Today in Colombia, the ELN is recognized as a terrorist organization by the United States and the European Union and is accused of being involved in the production and trafficking of cocaine to finance its activities.

This benefits the United States, which has "frozen" far-right fascist groups until better times and supports far-left militants to discredit the democratic national governments that have come in recent years.

Now, I hope, it becomes clear why the ELN and its head in negotiations with the government, Pablo Beltran, categorically dissociated himself from the drug trade and so insisted on recognizing the National Liberation Army as a political armed organization.

Understanding the importance of ending hostilities in the country, President Petro did everything possible, including obtaining UN approval, in resolving this issue. And by doing so he "tied the hands" of Washington, which they used to provoke and discredit his democratic government.

If President Petro succeeds in fulfilling this part of the promised "Lasting Peace," he will be able to tackle the other sore point: the fight against organized crime. And there has already been some progress.

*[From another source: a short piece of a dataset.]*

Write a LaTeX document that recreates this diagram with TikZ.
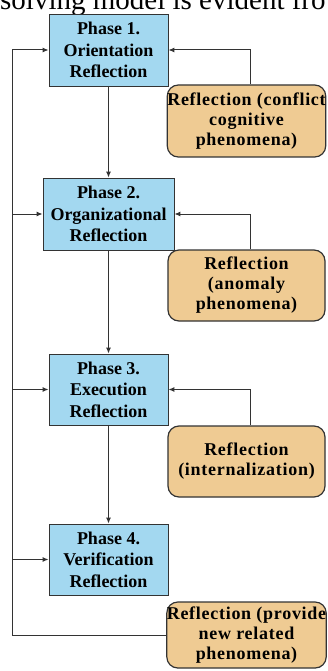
\documentclass[tikz,border=0pt]{standalone}
\usepackage{fontspec}
\setmainfont{Liberation Serif}
\newfontfamily\reflectfont{Liberation Serif}[LetterSpace=4]
\usetikzlibrary{arrows.meta}
\definecolor{phaseblue}{HTML}{A3D8F0}
\definecolor{reflecttan}{HTML}{EFCB93}
\definecolor{edgegray}{HTML}{333333}
\begin{document}
\begin{tikzpicture}[x=1pt,y=-1pt,
  phasebox/.style={draw=edgegray, line width=0.9pt, fill=phaseblue,
    minimum width=119pt, minimum height=72pt, align=center,
    font=\bfseries\fontsize{18}{21.5}\selectfont, inner sep=0pt},
  reflectbox/.style={draw=edgegray, line width=1.2pt, fill=reflecttan,
    rounded corners=11pt, minimum width=157pt, minimum height=71pt,
    align=center, font=\reflectfont\bfseries\fontsize{18}{20}\selectfont,
    inner sep=0pt},
  link/.style={draw=edgegray, line width=1pt},
  arr/.style={link, -{Latex[length=6pt,width=5pt]}}]
\useasboundingbox (0,0) rectangle (327,671);
\fill[white] (0,0) rectangle (327,671);

% running text line above the figure
\node[anchor=base west, inner sep=0pt, font=\fontsize{29}{30}\selectfont]
  (caption) at (0,10) {solving model is evident fro};

% phases
\node[phasebox] (p1) at (108.5,50) {Phase 1.\\Orientation\\Reflection};
\node[phasebox, minimum width=131pt] (p2) at (108.5,214) {Phase 2.\\Organizational\\Reflection};
\node[phasebox, minimum height=71pt] (p3) at (108.5,389.5) {Phase 3.\\Execution\\Reflection};
\node[phasebox, minimum height=71pt] (p4) at (108.5,559.5) {Phase 4.\\Verification\\Reflection};

% reflections
\node[reflectbox, minimum height=72pt] (o1) at (246.5,121) {Reflection (conflict\\cognitive\\phenomena)};
\node[reflectbox] (o2) at (246.5,285.5) {Reflection\\(anomaly\\phenomena)};
\node[reflectbox] (o3) at (246.5,461.5) {Reflection\\(internalization)};
\node[reflectbox, minimum height=66pt] (o4) at (246.5,635) {Reflection (provide\\new related\\phenomena)};

% rails
\coordinate (lx) at (12,0);
\coordinate (rx) at (250,0);

% main sequence
\draw[arr] (p1.south) -- (p2.north);
\draw[arr] (p2.south) -- (p3.north);
\draw[arr] (p3.south) -- (p4.north);

% feedback from each reflection
\draw[arr] (o1.north -| rx) |- (p1.east);
\draw[arr] (o2.north -| rx) |- (p2.east);
\draw[arr] (o3.north -| rx) |- (p3.east);

% outer loop
\draw[link] (o4.west) -- (o4.west -| lx) -- (lx |- p1.west);
\draw[arr] (lx |- p1.west) -- (p1.west);
\draw[arr] (lx |- p2.west) -- (p2.west);
\draw[arr] (lx |- p3.west) -- (p3.west);
\draw[arr] (lx |- p4.west) -- (p4.west);
\end{tikzpicture}
\end{document}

The 16 leaders of criminal gangs, currently incarcerated in a high-security prison outside the gangster's "homeland" of Medellín, Colombia's second largest city, decided at their meeting to begin a dialogue with the government and discuss their reintegration into society.

"We want to take a new path: the path of peace, forgiveness and reconciliation," said Sebastián Murillo, leader of the drug trafficking group La Oficina, founded by Medellin cartel leader Pablo Escobar.

Since the Soviet Perestroika of the 1980s, right-wing Colombian governments have negotiated with politically motivated armed insurgent and criminal groups that have fueled an internal conflict resulting in an estimated 260,000 to 430,000 deaths.

In all these years, only one democratically elected president – the leftist Gustavo Petro – has come close to "lasting peace" in Colombia.